Director Anderson got a boost from Bottle Rocket, too. Disney scooped up Rushmore, and Bill Murray’s agent, a “Rocket” fan, urged him to read the new script. Murray agreed to work for scale. On the set, he was a funny, avuncular presence. The first day, Anderson delivered his directions to the star in a whisper, so he wouldn’t get embarrassed if Murray shot him down. But the actor made a public show of deferring to his director. He hauled equipment, sang “Happy Birthday” to the sound man and — when Disney was urging Anderson to drop a $75,000 shot of Max and Mr. Blume riding in a helicopter — gave the director a blank check. (Anderson ultimately never shot the scene.)

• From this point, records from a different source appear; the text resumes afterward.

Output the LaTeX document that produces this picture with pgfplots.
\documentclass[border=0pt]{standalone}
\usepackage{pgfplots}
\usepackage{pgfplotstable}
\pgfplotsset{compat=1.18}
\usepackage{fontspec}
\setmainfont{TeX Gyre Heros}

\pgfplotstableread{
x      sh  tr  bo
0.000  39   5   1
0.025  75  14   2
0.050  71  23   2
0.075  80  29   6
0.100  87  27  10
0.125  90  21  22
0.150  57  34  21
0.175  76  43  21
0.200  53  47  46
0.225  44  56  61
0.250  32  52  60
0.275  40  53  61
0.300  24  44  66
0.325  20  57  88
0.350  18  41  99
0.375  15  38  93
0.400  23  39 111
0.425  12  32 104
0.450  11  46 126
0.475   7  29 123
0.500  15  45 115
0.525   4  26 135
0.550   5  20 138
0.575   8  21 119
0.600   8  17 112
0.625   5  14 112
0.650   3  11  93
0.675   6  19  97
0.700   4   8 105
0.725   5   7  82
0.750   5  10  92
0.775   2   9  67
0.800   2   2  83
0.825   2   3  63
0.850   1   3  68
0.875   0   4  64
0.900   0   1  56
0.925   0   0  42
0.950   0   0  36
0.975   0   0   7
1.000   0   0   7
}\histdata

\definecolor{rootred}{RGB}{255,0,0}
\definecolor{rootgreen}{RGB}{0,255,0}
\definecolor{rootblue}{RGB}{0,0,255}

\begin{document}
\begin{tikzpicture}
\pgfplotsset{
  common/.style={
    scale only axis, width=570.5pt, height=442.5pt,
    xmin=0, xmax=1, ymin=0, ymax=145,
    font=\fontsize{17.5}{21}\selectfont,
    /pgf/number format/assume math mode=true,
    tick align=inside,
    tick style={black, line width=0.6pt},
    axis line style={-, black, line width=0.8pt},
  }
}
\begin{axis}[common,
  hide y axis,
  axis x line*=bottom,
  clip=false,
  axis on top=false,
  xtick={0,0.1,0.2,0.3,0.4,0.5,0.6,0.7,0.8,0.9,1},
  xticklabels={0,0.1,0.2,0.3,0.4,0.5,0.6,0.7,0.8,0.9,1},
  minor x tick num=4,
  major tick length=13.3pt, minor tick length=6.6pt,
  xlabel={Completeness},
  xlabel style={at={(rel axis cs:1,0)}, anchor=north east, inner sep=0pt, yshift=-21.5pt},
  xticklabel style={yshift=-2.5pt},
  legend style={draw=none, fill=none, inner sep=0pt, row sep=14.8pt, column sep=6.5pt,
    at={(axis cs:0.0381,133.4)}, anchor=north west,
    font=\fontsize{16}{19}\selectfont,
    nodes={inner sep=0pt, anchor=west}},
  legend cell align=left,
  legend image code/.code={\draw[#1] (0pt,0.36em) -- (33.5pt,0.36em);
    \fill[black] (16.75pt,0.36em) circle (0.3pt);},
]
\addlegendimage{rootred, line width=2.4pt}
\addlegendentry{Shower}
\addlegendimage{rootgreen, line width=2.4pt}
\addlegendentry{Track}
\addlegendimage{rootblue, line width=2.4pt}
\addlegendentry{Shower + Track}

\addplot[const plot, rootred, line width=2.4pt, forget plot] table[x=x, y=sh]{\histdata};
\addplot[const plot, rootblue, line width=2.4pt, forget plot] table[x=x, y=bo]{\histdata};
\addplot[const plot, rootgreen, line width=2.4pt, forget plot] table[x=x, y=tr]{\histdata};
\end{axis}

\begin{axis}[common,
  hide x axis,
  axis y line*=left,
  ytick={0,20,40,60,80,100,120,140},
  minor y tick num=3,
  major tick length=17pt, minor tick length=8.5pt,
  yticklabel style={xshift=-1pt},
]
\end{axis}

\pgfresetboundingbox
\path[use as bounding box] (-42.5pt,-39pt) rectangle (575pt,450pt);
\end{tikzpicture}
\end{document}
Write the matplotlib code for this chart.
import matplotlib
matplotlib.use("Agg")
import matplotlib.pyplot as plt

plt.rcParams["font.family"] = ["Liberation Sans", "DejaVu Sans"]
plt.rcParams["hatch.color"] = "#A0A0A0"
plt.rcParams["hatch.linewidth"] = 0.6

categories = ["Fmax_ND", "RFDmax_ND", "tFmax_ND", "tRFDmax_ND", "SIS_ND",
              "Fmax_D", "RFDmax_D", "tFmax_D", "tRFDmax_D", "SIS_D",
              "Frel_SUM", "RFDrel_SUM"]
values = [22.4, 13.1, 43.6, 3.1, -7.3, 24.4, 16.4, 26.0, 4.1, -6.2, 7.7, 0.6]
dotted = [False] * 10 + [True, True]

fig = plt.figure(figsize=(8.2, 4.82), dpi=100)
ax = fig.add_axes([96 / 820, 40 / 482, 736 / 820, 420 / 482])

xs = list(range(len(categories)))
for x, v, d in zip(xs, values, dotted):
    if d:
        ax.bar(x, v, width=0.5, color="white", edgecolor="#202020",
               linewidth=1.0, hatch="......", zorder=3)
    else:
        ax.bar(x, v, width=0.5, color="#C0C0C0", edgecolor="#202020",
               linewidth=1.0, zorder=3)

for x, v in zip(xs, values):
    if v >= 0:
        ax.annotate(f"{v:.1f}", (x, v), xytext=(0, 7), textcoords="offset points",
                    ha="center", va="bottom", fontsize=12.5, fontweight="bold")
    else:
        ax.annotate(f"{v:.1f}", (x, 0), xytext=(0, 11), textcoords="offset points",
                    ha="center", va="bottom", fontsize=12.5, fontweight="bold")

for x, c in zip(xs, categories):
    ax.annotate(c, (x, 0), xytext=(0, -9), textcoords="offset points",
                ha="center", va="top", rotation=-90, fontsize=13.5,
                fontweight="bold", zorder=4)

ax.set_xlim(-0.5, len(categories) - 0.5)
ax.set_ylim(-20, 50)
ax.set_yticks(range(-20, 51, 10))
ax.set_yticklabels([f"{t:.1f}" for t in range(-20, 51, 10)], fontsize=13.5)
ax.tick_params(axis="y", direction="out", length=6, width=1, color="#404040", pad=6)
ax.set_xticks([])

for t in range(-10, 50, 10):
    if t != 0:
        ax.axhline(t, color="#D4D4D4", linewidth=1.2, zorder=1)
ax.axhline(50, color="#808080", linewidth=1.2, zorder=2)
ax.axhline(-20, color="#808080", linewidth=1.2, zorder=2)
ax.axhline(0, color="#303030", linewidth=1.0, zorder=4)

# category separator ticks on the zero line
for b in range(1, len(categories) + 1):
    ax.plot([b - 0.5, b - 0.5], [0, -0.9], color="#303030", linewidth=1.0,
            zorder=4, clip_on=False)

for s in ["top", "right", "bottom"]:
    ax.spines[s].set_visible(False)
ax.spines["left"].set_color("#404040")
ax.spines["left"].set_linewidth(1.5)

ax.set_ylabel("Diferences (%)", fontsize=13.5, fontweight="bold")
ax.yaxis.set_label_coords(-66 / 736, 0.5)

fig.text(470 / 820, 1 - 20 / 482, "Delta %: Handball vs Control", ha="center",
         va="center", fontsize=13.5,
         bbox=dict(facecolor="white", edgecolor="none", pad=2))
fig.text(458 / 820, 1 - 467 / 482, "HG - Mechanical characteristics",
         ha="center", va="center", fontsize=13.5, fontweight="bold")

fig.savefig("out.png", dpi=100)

Murray is restrained and wistful in Rushmore: every bit of affection you ever had for him comes rushing back. It’s the 18-year-old Schwartzman, though, who’s the real delight here. Schwartzman is the son of Talia Shire and the nephew of Francis Ford Coppola. “I think Jason’s performance in Rushmore is a breath of fresh air — he carries the picture,” says Uncle Francis, who notes that his nephew also plays drums for a band called Phantom Planet. “This was his first performance in a film, but the kids have always done one-act plays in the summer. Not only did he write a play, but he also acted in several plays that his cousins Sofia and Roman directed.” Casting directors considered 1,800 teenagers before finding Schwartzman. He came to his audition wearing not only a prep-school blazer, but also a Rushmore patch that he’d made himself. Max Fischer would certainly approve. You’ve got to love a kid with school spirit.